FedX: Federated Learning for Compositional Pairwise Risk Optimization

In this paper, we tackle a novel federated learning (FL) problem for optimizing a family of compositional pairwise risks, to which no existing FL algorithms are applicable. In particular, the objective has the form of $\mathbb E_{\mathbf z\sim \mathcal S_1} f(\mathbb E_{\mathbf z'\sim\mathcal S_2} \ell(\mathbf w, \mathbf z, \mathbf z'))$, where two sets of data $\mathcal S_1, \mathcal S_2$ are distributed over multiple machines, $\ell(\cdot; \cdot,\cdot)$ is a pairwise loss that only depends on the prediction outputs of the input data pairs $(\mathbf z, \mathbf z')$, and $f(\cdot)$ is possibly a non-linear non-convex function. This problem has important applications in machine learning, e.g., AUROC maximization with a pairwise loss, and partial AUROC maximization with a compositional loss. The challenges for designing an FL algorithm lie in the non-decomposability of the objective over multiple machines and the interdependency between different machines. We propose two provable FL algorithms (FedX) for handling linear and nonlinear $f$, respectively.
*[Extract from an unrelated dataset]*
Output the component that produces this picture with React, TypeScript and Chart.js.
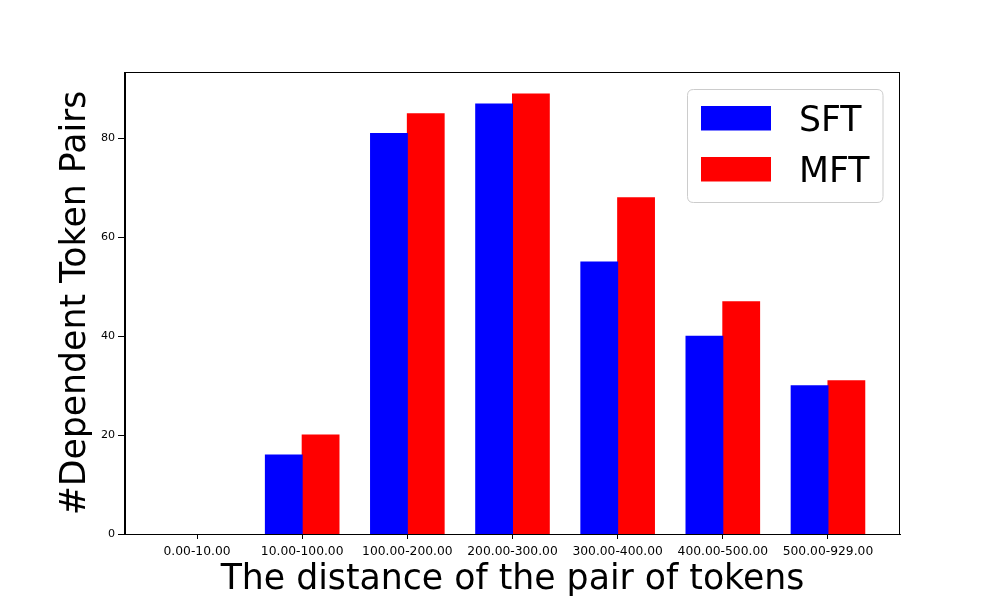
import React, { useEffect, useRef } from "react";
import { Chart, registerables } from "chart.js";

Chart.register(...registerables);

const categories = [
  "0.00-10.00",
  "10.00-100.00",
  "100.00-200.00",
  "200.00-300.00",
  "300.00-400.00",
  "400.00-500.00",
  "500.00-929.00",
];
const sftValues = [0, 16, 81, 87, 55, 40, 30];
const mftValues = [0, 20, 85, 89, 68, 47, 31];
const yTicks = [0, 20, 40, 60, 80];
const seriesNames = ["SFT", "MFT"];
const seriesColors = ["#0000ff", "#ff0000"];
const xTitle = "The distance of the pair of tokens";
const yTitle = "#Dependent Token Pairs";

const FONT = "'DejaVu Sans', sans-serif";

const framePlugin = {
  id: "mplFrame",
  afterDatasetsDraw(chart: any) {
    const { ctx, chartArea } = chart;
    ctx.save();
    ctx.strokeStyle = "#000";
    ctx.lineWidth = 1;
    const l = Math.round(chartArea.left) - 0.5;
    const t = Math.round(chartArea.top) + 0.5;
    const r = Math.round(chartArea.right) - 0.5;
    const b = Math.round(chartArea.bottom) + 0.5;
    ctx.strokeRect(l, t, r - l, b - t);
    ctx.restore();
  },
};

const legendPlugin = {
  id: "mplLegend",
  afterDraw(chart: any) {
    const { ctx, chartArea } = chart;
    const fs = 34.7;
    const w = 195.5;
    const h = 113;
    const x = Math.round(chartArea.right) - 17 - w;
    const y = Math.round(chartArea.top) + 17.5;
    ctx.save();
    const rad = 6;
    ctx.beginPath();
    ctx.moveTo(x + rad, y);
    ctx.lineTo(x + w - rad, y);
    ctx.quadraticCurveTo(x + w, y, x + w, y + rad);
    ctx.lineTo(x + w, y + h - rad);
    ctx.quadraticCurveTo(x + w, y + h, x + w - rad, y + h);
    ctx.lineTo(x + rad, y + h);
    ctx.quadraticCurveTo(x, y + h, x, y + h - rad);
    ctx.lineTo(x, y + rad);
    ctx.quadraticCurveTo(x, y, x + rad, y);
    ctx.closePath();
    ctx.fillStyle = "rgba(255,255,255,0.8)";
    ctx.fill();
    ctx.strokeStyle = "#cccccc";
    ctx.lineWidth = 1;
    ctx.stroke();
    chart.data.datasets.forEach((ds: any, i: number) => {
      const py = y + 16.5 + i * 51;
      ctx.fillStyle = ds.backgroundColor;
      ctx.fillRect(x + 13.5, py, 70, 24.5);
      ctx.fillStyle = "#000";
      ctx.font = `${fs}px ${FONT}`;
      ctx.textAlign = "left";
      ctx.textBaseline = "alphabetic";
      ctx.fillText(ds.label, x + 111.5, py + 12.25 + 0.3645 * fs);
    });
    ctx.restore();
  },
};

const inflate = (c: any) => (c.raw && c.raw.y > 0 ? 0.5 : 0);

export default function App() {
  const ref = useRef<HTMLCanvasElement>(null);

  useEffect(() => {
    if (!ref.current) return;
    const chart = new Chart(ref.current, {
      type: "bar",
      data: {
        datasets: [
          {
            label: seriesNames[0],
            data: sftValues.map((v, i) => ({ x: i, y: v })),
            backgroundColor: seriesColors[0],
            borderWidth: 0,
            inflateAmount: inflate,
            categoryPercentage: 0.7,
            barPercentage: 1.0,
          },
          {
            label: seriesNames[1],
            data: mftValues.map((v, i) => ({ x: i, y: v })),
            backgroundColor: seriesColors[1],
            borderWidth: 0,
            inflateAmount: inflate,
            categoryPercentage: 0.7,
            barPercentage: 1.0,
          },
        ],
      },
      options: {
        responsive: false,
        animation: false,
        events: [],
        layout: { padding: { top: 72, right: 100, left: 0, bottom: 0 } },
        plugins: {
          legend: { display: false },
          tooltip: { enabled: false },
        },
        scales: {
          x: {
            type: "linear",
            offset: false,
            min: -0.685,
            max: 6.685,
            afterBuildTicks: (s: any) => {
              s.ticks = categories.map((_, i) => ({ value: i }));
            },
            afterFit: (s: any) => {
              s.height = 66;
            },
            ticks: {
              autoSkip: false,
              maxRotation: 0,
              minRotation: 0,
              padding: 5,
              color: "#000",
              font: { family: FONT, size: 12.3 },
              callback: (_v: any, i: number) => categories[i],
            },
            grid: {
              display: true,
              offset: false,
              drawOnChartArea: false,
              drawTicks: true,
              tickLength: 5,
              color: "#000",
              lineWidth: 1,
            },
            border: { display: true, color: "#000", width: 1 },
            title: {
              display: true,
              text: xTitle,
              color: "#000",
              font: { family: FONT, size: 34.7, lineHeight: 1.1 },
              padding: { top: 0, bottom: 0.5 },
            },
          },
          y: {
            type: "linear",
            min: 0,
            max: 93.45,
            afterBuildTicks: (s: any) => {
              s.ticks = yTicks.map((v) => ({ value: v }));
            },
            afterFit: (s: any) => {
              s.width = 125;
            },
            ticks: {
              padding: 3,
              color: "#000",
              font: { family: FONT, size: 11.1 },
              callback: (v: any) => String(v),
            },
            grid: {
              display: true,
              drawOnChartArea: false,
              drawTicks: true,
              tickLength: 7,
              color: "#000",
              lineWidth: 1,
            },
            border: { display: true, color: "#000", width: 1 },
            title: {
              display: true,
              text: yTitle,
              color: "#000",
              font: { family: FONT, size: 34.7, lineHeight: 1.2 },
              padding: { top: 55, bottom: 0 },
            },
          },
        },
      },
      plugins: [framePlugin, legendPlugin],
    } as any);
    return () => chart.destroy();
  }, []);

  return (
    <div
      style={{
        position: "absolute",
        left: 0,
        top: 0,
        width: 1000,
        height: 600,
        background: "#fff",
      }}
    >
      <canvas ref={ref} width={1000} height={600} style={{ display: "block" }} />
    </div>
  );
}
To address the challenges, we decouple the gradient's components with two types, namely active parts and lazy parts, where the active parts depend on local data that are computed with the local model and the lazy parts depend on other machines that are communicated/computed based on historical models and samples. We develop a novel theoretical analysis to combat the latency of the lazy parts and the interdependency between the local model parameters and the involved data for computing local gradient estimators. We establish both iteration and communication complexities and show that using the historical samples and models for computing the lazy parts do not degrade the complexities. We conduct empirical studies of FedX for deep AUROC and partial AUROC maximization, and demonstrate their performance compared with several baselines.